Business Secretary Vince Cable has said that an overvalued sterling needs to fall by between 10-15% to provide a much needed boost to Britain’s exports. The logic is that a devalued pound makes Britain’s goods cheaper to buy for foreigners.
Unfortunately, recent history suggests he’s wrong.
Speaking at the Liberal Democrat party’s annual conference in Glasgow he said:
Arguably, the pound is overvalued by 10 to 15 per cent on a trade-weighted basis. This feeds back into monetary policy. It is a significant problem that we can’t directly address.
Cable’s comments are likely earn him a place among the long line of politicians and policymakers who have been accused of attempting to “talk down the pound” over recent years. Fellow members of that club include former Labour Chancellor Alistair Darling, current Chancellor George Osborne and former Bank of England Governor Sir Mervyn King.
The theory behind the comments is fairly simple. A fall in the value of the pound against its trading partners should increase the cost of imports for the UK and decrease the cost of British goods abroad. This should lead to an improvement in the country’s balance of trade as it earns more from goods sold than it pays out for goods coming in.
Yet in recent years, falls in the value of the pound have failed to significantly improve the country’s trade balance. Post-1998, the yellow trade balance lines in this chart stay in negative territory even when the exchange rate falls:
[Between] Q3 2007 and Q1 2009 the sterling effective exchange rate depreciated by 25%, at an average quarterly rate of 4.0%. This was the largest depreciation of sterling in recent history, more than reversing the appreciation of the late 1990s. Despite a brief increase between Q2 2007 and Q4 2008, the trade balance has remained around its pre-depreciation level and shows little clear evidence of the depreciation.

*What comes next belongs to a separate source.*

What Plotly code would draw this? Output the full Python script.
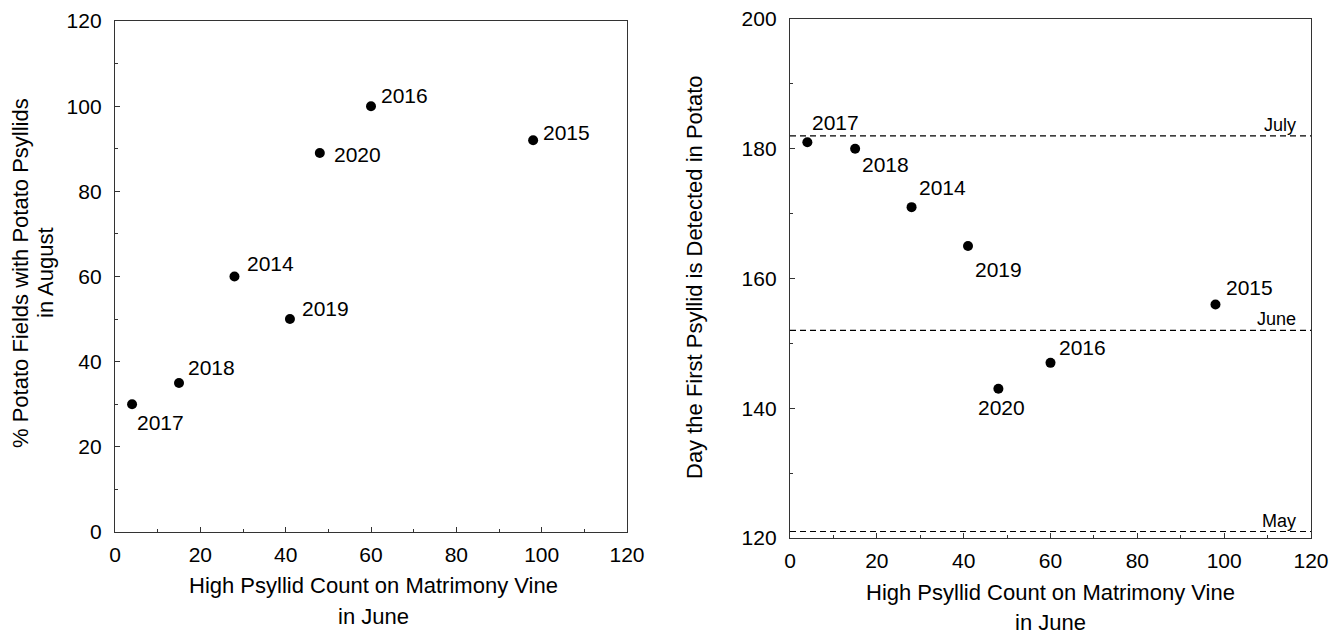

So despite falls in the value of the pound over the crisis, the promised improvement in trade failed to materialise. Indeed, since the ONS analysis was written Britain has seen its balance of payments deteriorate even further with domestic economic growth increasing the pace of imports faster than export growth can offset.
Why is this happening? There are a number of theories:
- Increased reliance on global supply chains — globalization has meant firms increasingly source goods and services from around the world. While a falling pound will make their final products cheaper for oversees buyers, the cost of their imports for raw materials will also rise offsetting these gains.
- Financial services exports took a big hit — although manufacturing has benefitted from falls in the pound, the financial crisis destroyed a chunk of the UK’s financial services sector. Those lines of business no longer exist — so it doesn’t matter how cheap the pound gets.
- Firms may have chosen to increase their prices (and thus their profit margins) rather than enjoy the benefit of more sales from weaker sterling.
- Oil prices — the 2008 oil price spike caused spot prices to increase 14.1% in dollar terms but 41.9% in sterling terms due to the pound’s weakness against the greenback. This sharply raised energy costs for manufacturers and limited any gains from additional sales.
- And let’s not forget the long-term economic weakness in Europe — one of Britain’s key export markets has lurched from disaster to disaster over the last few years, limiting demand for UK goods and services in a huge part of the market.
Of course, it’s possible that things could be different this time around. The financial services sector has had a few more years to recover and, with the economy picking up, firms might be more confident about the demand outlook.